The proposal, promoted by state-linked outlets and military-aligned voices, would require foreign technology companies and cable operators to accept charges, regulatory conditions and maintenance arrangements tied to Iran’s claimed authority over parts of the waterway’s seabed. It has not yet become a formal, enforceable regime, but the threat has sharpened concern among governments, telecom operators and digital-economy planners across the Gulf and Asia.
At the centre of the issue is the 40-kilometre strait between Iran and Oman, long viewed as a critical passage for oil and gas exports. The same narrow geography also carries fibre-optic systems that support internet traffic, financial transactions, cloud services, telecom networks and data flows linking the Gulf with Europe, Asia and Africa. Several key systems, including AAE-1, FALCON and Gulf Bridge International, serve countries across the region, with landing points connected to the UAE, Oman, Qatar, Saudi Arabia, Iran and markets further east and west.
Subsea cables carry about 99 per cent of international internet traffic, making them central to the functioning of modern finance, logistics, media, cloud computing and remote services. Gulf economies have poured billions into artificial intelligence, data centres and digital platforms as part of diversification strategies, and uninterrupted high-capacity connectivity has become a core part of that model.
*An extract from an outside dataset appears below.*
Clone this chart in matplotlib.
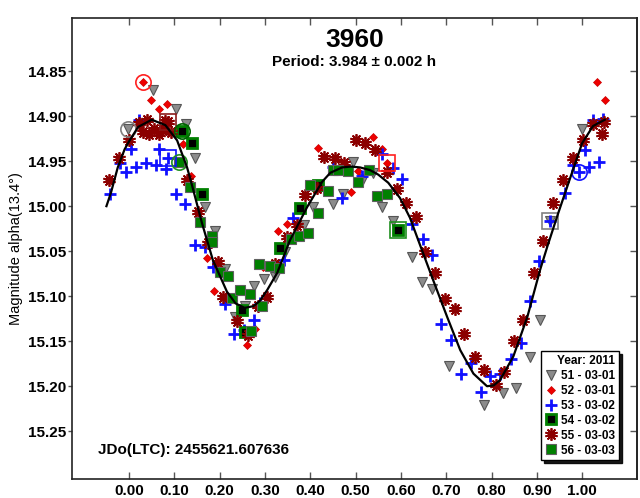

Iranian-linked commentary has argued that Tehran could treat the cable routes as a source of strategic revenue, comparing the idea with fees associated with Egypt’s cable and transit infrastructure. Specialists say the comparison is weak because many cables crossing Egypt pass through territory and landing facilities under Cairo’s control, while the Hormuz systems mostly run offshore and do not depend on Iran as a landing state.
Legal and technical barriers are substantial. The Strait of Hormuz is an international strait, and attempts to impose unilateral fees on traffic that does not land in Iran would face strong legal objections. Separating data traffic by company would also be impractical because submarine cables carry mixed flows from multiple operators, platforms and users. Sanctions further complicate any arrangement requiring global technology companies to transact with Iranian-controlled entities.
The greater risk lies less in the collection of fees than in the threat of disruption. A deliberate attack on cables would mark a major escalation and could expose Iran to military, diplomatic and economic retaliation. Experts in internet infrastructure say cable cutting is technically possible but difficult to conduct covertly in a heavily monitored waterway where US and allied surveillance assets are active. Any operation would be treated as hostile action against critical infrastructure.
Accidental damage remains the more common cause of cable faults worldwide. Fishing activity, ship anchors and seabed hazards account for most failures, with the global industry handling scores of incidents each year. Conflict, however, increases the danger by placing damaged vessels, drifting anchors, mines, insurance restrictions and military exclusion zones near vital routes. Repair ships require permits, safe passage and predictable conditions, all of which can be disrupted during hostilities.
A major cable break in Hormuz would not necessarily shut down the global internet, but it could slow or interrupt services across Gulf markets and affect banks, exchanges, energy firms, logistics operators, call centres and cloud-dependent businesses. Operators with alternative land routes and redundant cable capacity would be better protected than smaller providers relying on limited paths. Satellite networks could support emergency communications but cannot replace the scale, speed and cost efficiency of fibre-optic systems.
The threat also carries political signalling value. Tehran has long used Hormuz as leverage because of its role in energy flows. By invoking submarine cables, it is drawing attention to a less visible dependency that underpins the digital economy. The move is aimed at widening the perceived cost of pressure on Iran and reminding adversaries that the region’s vulnerabilities extend beyond tankers and pipelines.
Technology companies are unlikely to negotiate directly under threats that lack clear legal standing, while cable consortia and telecom carriers will focus on resilience planning, redundancy, route diversity and repair readiness. Gulf governments are expected to intensify monitoring of seabed infrastructure and accelerate investment in alternative paths through Oman, Saudi Arabia, the Red Sea and overland fibre routes.